津山市郊外にある一ノ宮にふさわしい広大で荘厳な神社。門前の集落から続く長い参道に立つ花岡岩の大鳥居は1791年(寛政3)の建設で、高さは約11mある。両柱を支える貫が柱を貫通していない(木鼻がない)この地方独特の形式で、このような鳥居を中山鳥居ともいう。神門は津山城二の丸にあった四脚薬医門を明治初頭(1843年)に移築したものである。
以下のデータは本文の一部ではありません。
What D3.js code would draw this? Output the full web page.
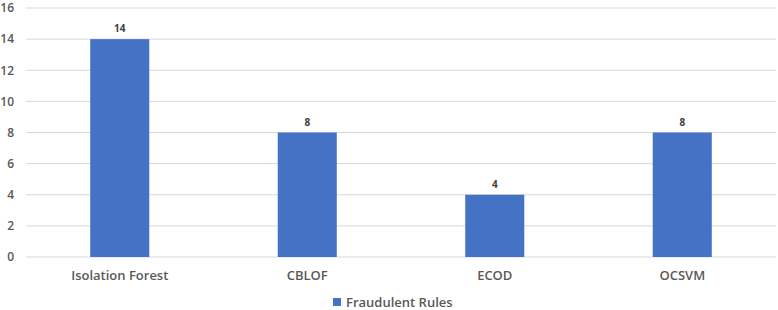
<!DOCTYPE html>
<html>
<head>
<meta charset="utf-8">
<script src="https://cdn.jsdelivr.net/npm/d3@7"></script>
<style>
  body { margin: 0; background: #fff; }
</style>
</head>
<body>
<div id="container"></div>
<script>
// chart data
let models = ["Isolation Forest", "CBLOF", "ECOD", "OCSVM"];
let rules = [14, 8, 4, 8];
let yTicks = [0, 2, 4, 6, 8, 10, 12, 14, 16];
let seriesName = "Fraudulent Rules";

let w = 778;
let h = 310;
let plotLeft = 26;
let plotRight = 776;
let plotTop = 8;
let plotBottom = 257;
let barColor = "#4472C4";
let font = "'Open Sans', sans-serif";

let viz = d3.select("#container")
  .append("svg")
    .attr("width", w)
    .attr("height", h);

let xScale = d3.scaleBand().domain(models).range([plotLeft, plotRight]).paddingInner(0.685).paddingOuter(0.3425);
let yScale = d3.scaleLinear().domain([0, 16]).range([plotBottom, plotTop]);

// gridlines
viz.append("g")
  .selectAll("line")
  .data(yTicks)
  .enter()
  .append("line")
    .attr("x1", plotLeft)
    .attr("x2", plotRight)
    .attr("y1", d => yScale(d))
    .attr("y2", d => yScale(d))
    .attr("stroke", "#d9d9d9")
    .attr("stroke-width", 1);

// y axis labels
let yAxis = d3.axisLeft(yScale).tickValues(yTicks).tickSize(0).tickPadding(0);
let yAxisGroup = viz.append("g").attr("transform", "translate(14, 0)").call(yAxis);
yAxisGroup.select(".domain").remove();
yAxisGroup.selectAll("text")
  .attr("font-family", font)
  .attr("font-size", 12)
  .attr("font-weight", 600)
  .attr("fill", "#595959");

// bars
viz.append("g")
  .selectAll("rect")
  .data(rules)
  .enter()
  .append("rect")
    .attr("x", (d, i) => xScale(models[i]))
    .attr("y", d => yScale(d))
    .attr("width", xScale.bandwidth())
    .attr("height", d => plotBottom - yScale(d))
    .attr("fill", barColor);

// value labels
viz.append("g")
  .selectAll("text")
  .data(rules)
  .enter()
  .append("text")
    .text(d => d)
    .attr("x", (d, i) => xScale(models[i]) + xScale.bandwidth() / 2)
    .attr("y", d => yScale(d) - 7)
    .attr("text-anchor", "middle")
    .attr("font-family", font)
    .attr("font-size", 10)
    .attr("font-weight", 700)
    .attr("fill", "#404040");

// x axis labels
let xAxis = d3.axisBottom(xScale).tickSize(0).tickPadding(0);
let xAxisGroup = viz.append("g").attr("transform", "translate(0, " + (plotBottom + 14) + ")").call(xAxis);
xAxisGroup.select(".domain").remove();
xAxisGroup.selectAll("text")
  .attr("font-family", font)
  .attr("font-size", 13)
  .attr("font-weight", 600)
  .attr("fill", "#595959");

// legend
let legend = viz.append("g").attr("transform", "translate(333, 298)");
legend.append("rect")
  .attr("width", 8)
  .attr("height", 8)
  .attr("fill", barColor);
legend.append("text")
  .text(seriesName)
  .attr("x", 13)
  .attr("y", 8.5)
  .attr("font-family", font)
  .attr("font-size", 13)
  .attr("font-weight", 600)
  .attr("fill", "#595959");
</script>
</body>
</html>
本殿は正面五・五間、側面五・五間、単層入母屋造・妻入(唐破風向拝付き)・桧皮葺きの壮大なもので、約137m2(41.5坪)の延床面積があり、単一の社としては全国上位の大きさとされる。
 かつて112もの摂社・末社があったが、戦国時代の災禍により、すべて焼失したといわれ、現在では総神殿、国司神社、御崎神社、猿神社のみとなっている。このうち、本殿裏の斜面を上ったところにある猿神社は、『今昔物語』にも記されている猿神を祀る末社である。子宝や安産に後利益があるとされ、赤い布で作った小さな猿のぬいぐるみが奉納されている。神門前の狛犬の顔が猿の顔になっているのもこの神社の特徴である。
 大鳥居の手前の道路脇にある「祝木(いぼぎ)のケヤキ」は樹齢800年と推定され、周囲は約9mある。高さ5mほどで枝分かれし、中は空洞になっていて大国主命を祀る祠がある。